Greenspan's faith in securities pays off
Associated Press
WASHINGTON Federal Reserve Chairman Alan Greenspan, who once worried out loud about "irrational exuberance" in the stock market, demonstrated last year that a conservative approach to investing can pay off.
Associated Press
Greenspan's portfolio, heavily invested in safe Treasury securities, avoided the big losses suffered by many stock investors, according to his annual disclosure form, released yesterday by the Fed.
Disclosure rules do not require exact figures, but Federal Reserve Board Chairman Alan Greenspan's assets, at the maximum level, may be $9.6 million. He has no stocks.
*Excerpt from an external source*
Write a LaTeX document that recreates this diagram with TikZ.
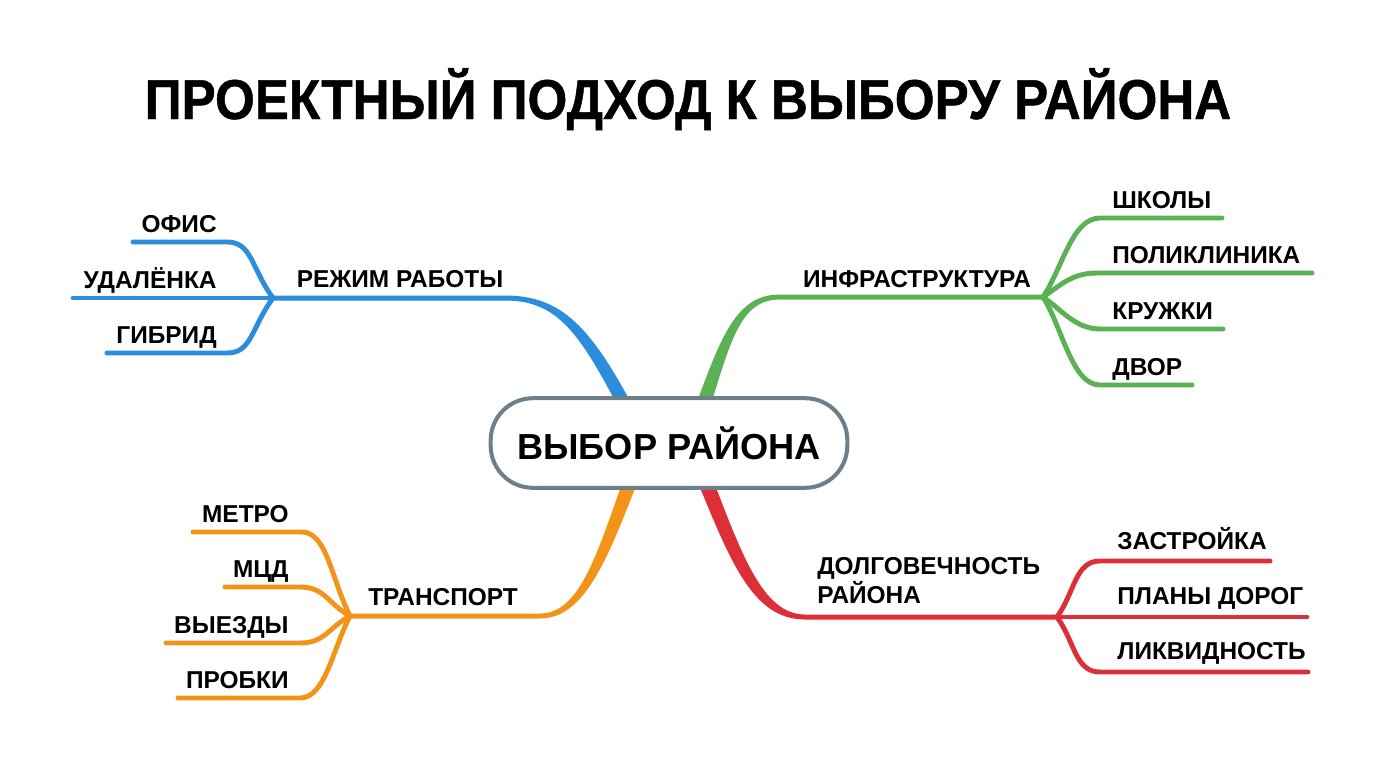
\documentclass[tikz,border=0pt]{standalone}
\usepackage{fontspec}
\setmainfont{Liberation Sans}
\newfontfamily\titlefont[FakeStretch=0.91,FakeBold=0.8]{Liberation Sans}
\usepackage{tikz}
\usetikzlibrary{calc,positioning}
\definecolor{BranchBlue}{RGB}{43,141,219}
\definecolor{BranchGreen}{RGB}{91,178,84}
\definecolor{BranchOrange}{RGB}{243,148,25}
\definecolor{BranchRed}{RGB}{220,47,55}
\definecolor{HubGray}{RGB}{110,127,138}

\begin{document}
\begin{tikzpicture}[
  x=0.02cm, y=-0.02cm,
  every node/.style={text=black, inner sep=0pt, font=\bfseries\fontsize{13.9}{16.2}\selectfont},
  title/.style={font=\titlefont\bfseries\fontsize{32}{36}\selectfont},
  hub/.style={draw=HubGray, line width=2.3pt, fill=white, rounded corners=24pt,
    minimum width=203pt, minimum height=51pt, font=\bfseries\fontsize{20.6}{24}\selectfont},
  leaf/.style={line width=2.8pt, line cap=round}
]

% ---- canvas ----
\fill[white] (0,0) rectangle (1376,768);
\useasboundingbox (0,0) rectangle (1376,768);

% ---- title ----
\node[title, anchor=base] (T) at (688,119) {ПРОЕКТНЫЙ ПОДХОД К ВЫБОРУ РАЙОНА};

% ---- junctions ----
\coordinate (J1) at (273,298);
\coordinate (J2) at (1043,297);
\coordinate (J3) at (350,616);
\coordinate (J4) at (1057,617);

% ---- trunks (tapered) ----
\fill[BranchBlue] ($(J1)+(0,-2.5)$) -- (505,295.5) .. controls (562,295.5) and (591,327) .. (636,412)
  -- (624,418) .. controls (580,333) and (558,300.5) .. (505,300.5) -- ($(J1)+(0,2.5)$) -- cycle;
\fill[BranchGreen] ($(J2)+(0,-2.5)$) -- (780,294.5) .. controls (736,294.5) and (721,336) .. (693,413)
  -- (707,417) .. controls (731,340) and (740,299.5) .. (780,299.5) -- ($(J2)+(0,2.5)$) -- cycle;
\fill[BranchOrange] ($(J3)+(0,2.5)$) -- (540,618.5) .. controls (585,618.5) and (608,558) .. (639,478)
  -- (626,472) .. controls (597,554) and (580,613.5) .. (540,613.5) -- ($(J3)+(0,-2.5)$) -- cycle;
\fill[BranchRed] ($(J4)+(0,2.5)$) -- (805,619.5) .. controls (752,619.5) and (730,560) .. (696,478)
  -- (710,472) .. controls (741,552) and (762,614.5) .. (805,614.5) -- ($(J4)+(0,-2.5)$) -- cycle;

% ---- hub ----
\node[hub] (C) at (669,443) {ВЫБОР РАЙОНА};

% ---- branch labels ----
\node[anchor=base] (B1) at (400,287) {РЕЖИМ РАБОТЫ};
\node[anchor=base] (B2) at (917,287) {ИНФРАСТРУКТУРА};
\node[anchor=base] (B3) at (443,605) {ТРАНСПОРТ};
\node[anchor=base west, align=left] (B4) at (817,603) {ДОЛГОВЕЧНОСТЬ\\РАЙОНА};

% ---- leaves: work mode ----
\coordinate (L11) at (133,242); \coordinate (K11) at (227,242);
\coordinate (L12) at (73,298);
\coordinate (L13) at (107,353); \coordinate (K13) at (227,353);
\draw[leaf, BranchBlue] (L11) -- (K11) .. controls +(25,0) and +(-22,-30) .. (J1);
\draw[leaf, BranchBlue] (L12) -- (J1);
\draw[leaf, BranchBlue] (L13) -- (K13) .. controls +(25,0) and +(-22,30) .. (J1);
\node[anchor=base east] (A11) at (217,232) {ОФИС};
\node[anchor=base east] (A12) at (217,288) {УДАЛЁНКА};
\node[anchor=base east] (A13) at (217,343) {ГИБРИД};

% ---- leaves: infrastructure ----
\coordinate (K21) at (1100,218); \coordinate (L21) at (1222,218);
\coordinate (K22) at (1097,273); \coordinate (L22) at (1312,273);
\coordinate (K23) at (1100,329); \coordinate (L23) at (1223,329);
\coordinate (K24) at (1100,385); \coordinate (L24) at (1192,385);
\draw[leaf, BranchGreen] (J2) .. controls +(20,-30) and +(-28,0) .. (K21) -- (L21);
\draw[leaf, BranchGreen] (J2) .. controls +(18,-12) and +(-25,0) .. (K22) -- (L22);
\draw[leaf, BranchGreen] (J2) .. controls +(18,12) and +(-25,0) .. (K23) -- (L23);
\draw[leaf, BranchGreen] (J2) .. controls +(20,32) and +(-28,0) .. (K24) -- (L24);
\node[anchor=base west] (A21) at (1112,208) {ШКОЛЫ};
\node[anchor=base west] (A22) at (1112,263) {ПОЛИКЛИНИКА};
\node[anchor=base west] (A23) at (1112,319) {КРУЖКИ};
\node[anchor=base west] (A24) at (1112,375) {ДВОР};

% ---- leaves: transport ----
\coordinate (L31) at (193,532); \coordinate (K31) at (302,532);
\coordinate (L32) at (225,587); \coordinate (K32) at (300,587);
\coordinate (L33) at (166,643); \coordinate (K33) at (300,643);
\coordinate (L34) at (178,698); \coordinate (K34) at (300,698);
\draw[leaf, BranchOrange] (L31) -- (K31) .. controls +(25,0) and +(-18,-35) .. (J3);
\draw[leaf, BranchOrange] (L32) -- (K32) .. controls +(25,0) and +(-22,-12) .. (J3);
\draw[leaf, BranchOrange] (L33) -- (K33) .. controls +(25,0) and +(-22,12) .. (J3);
\draw[leaf, BranchOrange] (L34) -- (K34) .. controls +(25,0) and +(-18,35) .. (J3);
\node[anchor=base east] (A31) at (289,522) {МЕТРО};
\node[anchor=base east] (A32) at (289,577) {МЦД};
\node[anchor=base east] (A33) at (289,633) {ВЫЕЗДЫ};
\node[anchor=base east] (A34) at (289,688) {ПРОБКИ};

% ---- leaves: longevity ----
\coordinate (K41) at (1100,561); \coordinate (L41) at (1270,561);
\coordinate (L42) at (1307,617);
\coordinate (K43) at (1100,672); \coordinate (L43) at (1308,672);
\draw[leaf, BranchRed] (J4) .. controls +(18,-25) and +(-25,0) .. (K41) -- (L41);
\draw[leaf, BranchRed] (J4) -- (L42);
\draw[leaf, BranchRed] (J4) .. controls +(18,25) and +(-25,0) .. (K43) -- (L43);
\node[anchor=base west] (A41) at (1117,549) {ЗАСТРОЙКА};
\node[anchor=base west] (A42) at (1117,604) {ПЛАНЫ ДОРОГ};
\node[anchor=base west] (A43) at (1117,659) {ЛИКВИДНОСТЬ};

\end{tikzpicture}
\end{document}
The federal disclosure form does not require a listing of exact values for assets held, only ranges. Greenspan's assets begin in the less-than-$1,000 category and top out with one asset valued at between $1 million and $5 million.
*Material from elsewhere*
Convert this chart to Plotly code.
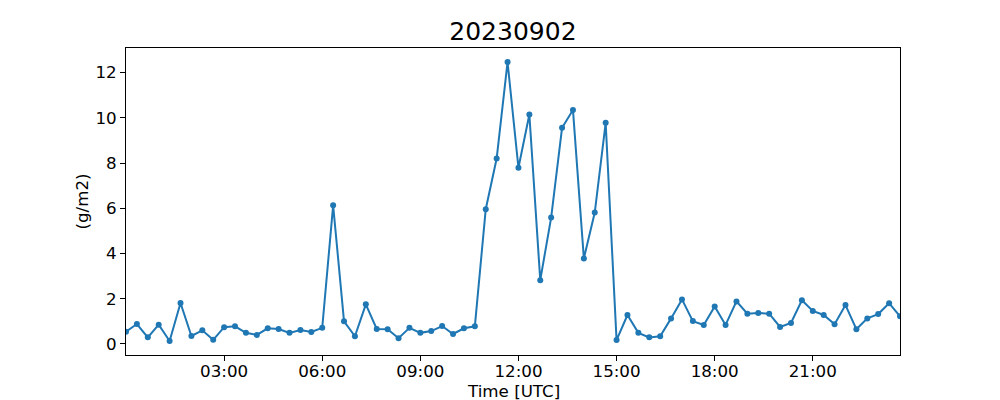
import pandas as pd
import plotly.graph_objects as go

title = "20230902"
x_title = "Time [UTC]"
y_title = "(g/m2)"
times = pd.date_range("2023-09-02 00:00", periods=72, freq="20min")
values = [
    0.54, 0.88, 0.29, 0.85, 0.13, 1.81, 0.35, 0.60, 0.18, 0.74,
    0.78, 0.49, 0.40, 0.69, 0.66, 0.49, 0.62, 0.53, 0.71, 6.13,
    1.00, 0.34, 1.75, 0.66, 0.65, 0.25, 0.71, 0.49, 0.57, 0.79,
    0.44, 0.69, 0.78, 5.96, 8.20, 12.47, 7.79, 10.15, 2.82, 5.59,
    9.56, 10.35, 3.78, 5.81, 9.78, 0.17, 1.28, 0.49, 0.29, 0.34,
    1.13, 1.97, 1.01, 0.84, 1.66, 0.84, 1.88, 1.34, 1.37, 1.34,
    0.75, 0.93, 1.93, 1.46, 1.28, 0.87, 1.72, 0.65, 1.13, 1.32,
    1.80, 1.22,
]
tick_times = ["2023-09-02 03:00", "2023-09-02 06:00", "2023-09-02 09:00",
              "2023-09-02 12:00", "2023-09-02 15:00", "2023-09-02 18:00",
              "2023-09-02 21:00"]
tick_labels = ["03:00", "06:00", "09:00", "12:00", "15:00", "18:00", "21:00"]
y_ticks = [0, 2, 4, 6, 8, 10, 12]

font = "DejaVu Sans"
fig = go.Figure(go.Scatter(
    x=times, y=values, mode="lines+markers",
    line=dict(color="#1f77b4", width=2),
    marker=dict(color="#1f77b4", size=6),
))

axis_common = dict(
    showline=True, linecolor="black", linewidth=1, mirror=True,
    ticks="outside", ticklen=5, tickwidth=1, tickcolor="black",
    showgrid=False, zeroline=False, automargin=False,
    tickfont=dict(family=font, size=16.7, color="black"),
)
fig.update_layout(
    width=992, height=392,
    paper_bgcolor="white", plot_bgcolor="white",
    margin=dict(l=118, r=100, t=40, b=45),
    title=dict(text=title, x=0.509, xanchor="center", y=0.941, yanchor="middle",
               font=dict(family=font, size=25, color="black")),
    showlegend=False,
    xaxis=dict(
        range=[times[0], times[-1]],
        tickvals=tick_times, ticktext=tick_labels,
        ticklabelstandoff=-4,
        **axis_common,
    ),
    yaxis=dict(
        range=[-0.49, 13.09],
        tickvals=y_ticks,
        **axis_common,
    ),
    annotations=[
        dict(text=x_title, xref="paper", yref="paper", x=0.5, y=0,
             xanchor="center", yanchor="middle", yshift=-36, showarrow=False,
             font=dict(family=font, size=16.7, color="black")),
        dict(text=y_title, xref="paper", yref="paper", x=0, y=0.5,
             xanchor="center", yanchor="middle", xshift=-45, textangle=-90,
             showarrow=False, font=dict(family=font, size=16.7, color="black")),
    ],
)
fig.write_html("out.html")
If Greenspan's assets are valued at the maximum level, they totaled $9.6 million at the end of 2000, up from a maximum $7 million at the end of 1999.
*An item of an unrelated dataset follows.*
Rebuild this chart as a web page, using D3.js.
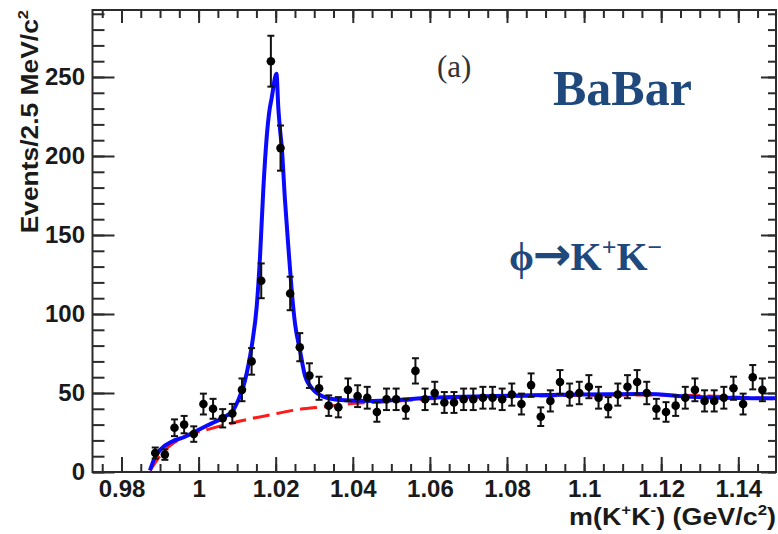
<!DOCTYPE html>
<html><head><meta charset="utf-8">
<script src="https://cdn.jsdelivr.net/npm/d3@7"></script>
<style>html,body{margin:0;padding:0;background:#fff;} svg{display:block;}</style>
</head><body><svg id="c" width="778" height="534"></svg>
<script>
// ---- data ----
const massBins = [0.98875,0.99125,0.99375,0.99625,0.99875,1.00125,1.00375,1.00625,1.00875,1.01125,
  1.01375,1.01625,1.01875,1.02125,1.02375,1.02625,1.02875,1.03125,1.03375,1.03625,
  1.03875,1.04125,1.04375,1.04625,1.04875,1.05125,1.05375,1.05625,1.05875,1.06125,
  1.06375,1.06625,1.06875,1.07125,1.07375,1.07625,1.07875,1.08125,1.08375,1.08625,
  1.08875,1.09125,1.09375,1.09625,1.09875,1.10125,1.10375,1.10625,1.10875,1.11125,
  1.11375,1.11625,1.11875,1.12125,1.12375,1.12625,1.12875,1.13125,1.13375,1.13625,
  1.13875,1.14125,1.14375,1.14625];
const events = [12,11,28,30,24,43,40,34,37,52,
  70,121,260,205,113,79,61,53,42,41,
  52,48,47,38,46,46,40,64,46,50,
  44,44,46,46,47,47,46,49,43,55,
  35,45,57,49,50,54,47,41,49,54,
  57,50,40,38,42,47,52,45,45,47,
  53,43,60,52];
const eventErrors = [3.5,3.3,5.3,5.5,4.9,6.6,6.3,5.8,6.1,7.2,
  8.4,11,16.1,14.3,10.6,8.9,7.8,7.3,6.5,6.4,
  7.2,6.9,6.9,6.2,6.8,6.8,6.3,8,6.8,7.1,
  6.6,6.6,6.8,6.8,6.9,6.9,6.8,7,6.6,7.4,
  5.9,6.7,7.5,7,7.1,7.3,6.9,6.4,7,7.3,
  7.5,7.1,6.3,6.2,6.5,6.9,7.2,6.7,6.7,6.9,
  7.3,6.6,7.7,7.2];
const fitMass = [0.98739,0.98869,0.99043,0.99302,0.99647,0.99992,1.00340,1.00685,1.00900,1.01030,
  1.01160,1.01248,1.01333,1.01393,1.01507,1.01593,1.01678,1.01767,1.01839,1.01891,
  1.02021,1.02067,1.02112,1.02156,1.02241,1.02327,1.02415,1.02501,1.02630,1.02760,
  1.02975,1.03235,1.03667,1.04532,1.06000,1.08599,1.11624,1.12747,1.14978];
const fitTotal = [1,9.5,15,19.2,22.3,26.6,30.8,35,39.2,45.6,
  54,62.5,73,82,104.6,136,178.5,212,229,236,
  252,231,217,206,172,143,115,94,77,61,
  52,47.7,45.6,45,47,48.5,49.3,47.7,46.6];
const bkgMass = [0.98739,0.99128,0.99473,1.00340,1.01204,1.02067,1.02501,1.03235,1.04101,1.04965,
  1.06000,1.08599,1.11624,1.14978];
const bkgValues = [1,13.9,20.3,27.6,32.9,37.2,39.2,41.3,43.5,44.5,
  46.3,48,48.8,46.3];
const xTickValues = [0.98,1.00,1.02,1.04,1.06,1.08,1.10,1.12,1.14];
const xTickLabels = ["0.98","1","1.02","1.04","1.06","1.08","1.1","1.12","1.14"];
const yTickValues = [0,50,100,150,200,250];
const yTickLabels = ["0","50","100","150","200","250"];

// ---- layout ----
const L = 92.5, R = 776, T = 10, B = 472;
const svg = d3.select("#c");
const x = d3.scaleLinear().domain([0.97248, 1.14978]).range([L, R]);
const y = d3.scaleLinear().domain([0, 292.4]).range([B, T]);
const xMinor = d3.range(0, 35).map(i => 0.975 + i * 0.005).filter(v => v < 1.1497);
const yMinor = d3.range(0, 30).map(i => i * 10);
const axisColor = "#2b2b2b";
const font = "'Liberation Sans', Arial, Helvetica, sans-serif";

function styleAxis(g) {
  g.select(".domain").remove();
  g.selectAll(".tick line").attr("stroke", axisColor).attr("stroke-width", 2);
  g.selectAll(".tick text").attr("fill", "#1a1a1a").attr("font-family", font)
    .attr("font-size", 24).attr("font-weight", "bold");
}
// bottom
svg.append("g").attr("transform", `translate(0,${B})`)
  .call(d3.axisBottom(x).tickValues(xMinor).tickSizeInner(-8).tickSizeOuter(0).tickFormat(""))
  .call(styleAxis);
svg.append("g").attr("transform", `translate(0,${B})`)
  .call(d3.axisBottom(x).tickValues(xTickValues).tickSizeInner(-15).tickSizeOuter(0).tickPadding(8)
    .tickFormat((d, i) => xTickLabels[i]))
  .call(styleAxis);
// top
svg.append("g").attr("transform", `translate(0,${T})`)
  .call(d3.axisTop(x).tickValues(xMinor).tickSizeInner(-8).tickSizeOuter(0).tickFormat(""))
  .call(styleAxis);
svg.append("g").attr("transform", `translate(0,${T})`)
  .call(d3.axisTop(x).tickValues(xTickValues).tickSizeInner(-13).tickSizeOuter(0).tickFormat(""))
  .call(styleAxis);
// left
svg.append("g").attr("transform", `translate(${L},0)`)
  .call(d3.axisLeft(y).tickValues(yMinor).tickSizeInner(-12).tickSizeOuter(0).tickFormat(""))
  .call(styleAxis);
svg.append("g").attr("transform", `translate(${L},0)`)
  .call(d3.axisLeft(y).tickValues(yTickValues).tickSizeInner(-22).tickSizeOuter(0).tickPadding(7.5)
    .tickFormat((d, i) => yTickLabels[i]))
  .call(styleAxis);
// right
svg.append("g").attr("transform", `translate(${R},0)`)
  .call(d3.axisRight(y).tickValues(yMinor).tickSizeInner(-8).tickSizeOuter(0).tickFormat(""))
  .call(styleAxis);
svg.append("g").attr("transform", `translate(${R},0)`)
  .call(d3.axisRight(y).tickValues(yTickValues).tickSizeInner(-15).tickSizeOuter(0).tickFormat(""))
  .call(styleAxis);

// frame
svg.append("rect").attr("x", L).attr("y", T).attr("width", R - L).attr("height", B - T)
  .attr("fill", "none").attr("stroke", axisColor).attr("stroke-width", 2);

// curves
const plot = svg.append("g");
const bkgLine = d3.line().x((d, i) => x(bkgMass[i])).y(d => y(d)).curve(d3.curveMonotoneX);
plot.append("path").attr("d", bkgLine(bkgValues)).attr("fill", "none")
  .attr("stroke", "#ff1a1a").attr("stroke-width", 3).attr("stroke-dasharray", "17,7");
const fitLine = d3.line().x((d, i) => x(fitMass[i])).y(d => y(d)).curve(d3.curveMonotoneX);
plot.append("path").attr("d", fitLine(fitTotal)).attr("fill", "none")
  .attr("stroke", "#0a0aff").attr("stroke-width", 4).attr("stroke-linejoin", "round");

// data points
const pts = plot.append("g").attr("stroke", "#111").attr("stroke-width", 2);
events.forEach((v, i) => {
  const cx = x(massBins[i]);
  const y1 = y(v + eventErrors[i]), y0 = y(v - eventErrors[i]);
  pts.append("line").attr("x1", cx).attr("x2", cx).attr("y1", y1).attr("y2", y0);
  pts.append("line").attr("x1", cx - 3.5).attr("x2", cx + 3.5).attr("y1", y1).attr("y2", y1);
  pts.append("line").attr("x1", cx - 3.5).attr("x2", cx + 3.5).attr("y1", y0).attr("y2", y0);
  pts.append("circle").attr("cx", cx).attr("cy", y(v)).attr("r", 4.3).attr("fill", "#000").attr("stroke", "none");
});

// axis titles
const xt = svg.append("text").attr("transform", "translate(776,525) scale(1.12,1)")
  .attr("text-anchor", "end").attr("font-family", font).attr("font-size", 24)
  .attr("font-weight", "bold").attr("fill", "#1a1a1a");
xt.append("tspan").text("m(K");
xt.append("tspan").attr("dy", -10).attr("font-size", 15).text("+");
xt.append("tspan").attr("dy", 10).text("K");
xt.append("tspan").attr("dy", -10).attr("font-size", 15).text("-");
xt.append("tspan").attr("dy", 10).text(") (GeV/c");
xt.append("tspan").attr("dy", -10).attr("font-size", 15).text("2");
xt.append("tspan").attr("dy", 10).text(")");

const yt = svg.append("text").attr("transform", "translate(37.5,10) rotate(-90) scale(1.1,1)")
  .attr("text-anchor", "end").attr("font-family", font).attr("font-size", 24)
  .attr("font-weight", "bold").attr("fill", "#1a1a1a");
yt.append("tspan").text("Events/2.5 MeV/c");
yt.append("tspan").attr("dy", -10).attr("font-size", 15).text("2");

// annotations
svg.append("text").attr("x", 437).attr("y", 77).attr("font-family", "'Liberation Serif','DejaVu Serif',serif")
  .attr("font-size", 31).attr("fill", "#333").text("(a)");
svg.append("text").attr("x", 553).attr("y", 105).attr("font-family", "'Liberation Serif','Times New Roman',serif")
  .attr("font-size", 50).attr("font-weight", "bold").attr("fill", "#1f497d").text("BaBar");
const ph = svg.append("text").attr("x", 509).attr("y", 270)
  .attr("font-family", "'Liberation Serif','Times New Roman',serif").attr("font-size", 40)
  .attr("font-weight", "bold").attr("fill", "#1f497d");
ph.append("tspan").text("\u03D5");
ph.append("tspan").attr("font-family", "'DejaVu Sans',sans-serif").attr("font-size", 46).attr("dx", -1).text("\u2192");
ph.append("tspan").attr("dx", -1).text("K");
ph.append("tspan").attr("dy", -14).attr("font-size", 26).text("+");
ph.append("tspan").attr("dy", 14).text("K");
ph.append("tspan").attr("dy", -14).attr("font-size", 26).text("\u2212");
</script></body></html>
Even at the low end of the valuations on the disclosure form, Greenspan's statement showed that he managed fairly well to hold his own, with investments valued at $3.1 million at the end of the year, compared with a low-end valuation of $3.4 million in 1999.
The Dow Jones industrial average fell by 6.2 percent last year, its first loss in a decade, while the technology-heavy Nasdaq composite index lost 39.3 percent of its value, its worst annual loss in history.
Greenspan's investments are concentrated in Treasury securities, considered the world's safest investment since the U.S. government has never failed to pay investors who hold its bills, notes and bonds.
These holdings also allow Greenspan, often referred to as the most powerful economic policy-maker in the world, to avoid conflicts of interest that could arise if some companies fared better than others on the basis of his decisions on raising or lowering interest rates.
By investing in the safety of U.S. government securities, Greenspan also avoids the ups and downs of the stock market.
While Greenspan does not own stocks, his wife, NBC reporter Andrea Mitchell, does, according to the disclosure form, which requires a listing of a spouse's assets.
Mitchell owns stock in General Electric, the parent company of NBC, as well as Estee Lauder, Clorox, H.J. Heinz, Kimberly Clark, McDonald's and Rubbermaid, among others. Her biggest single holding, listed in the category of $250,001 to $500,000, was in Abbott Laboratories.
The disclosure form also shows that Mitchell earned $72,500 for giving five speeches last year to groups including Sweet Briar College to the Jewish Community Center of Richmond.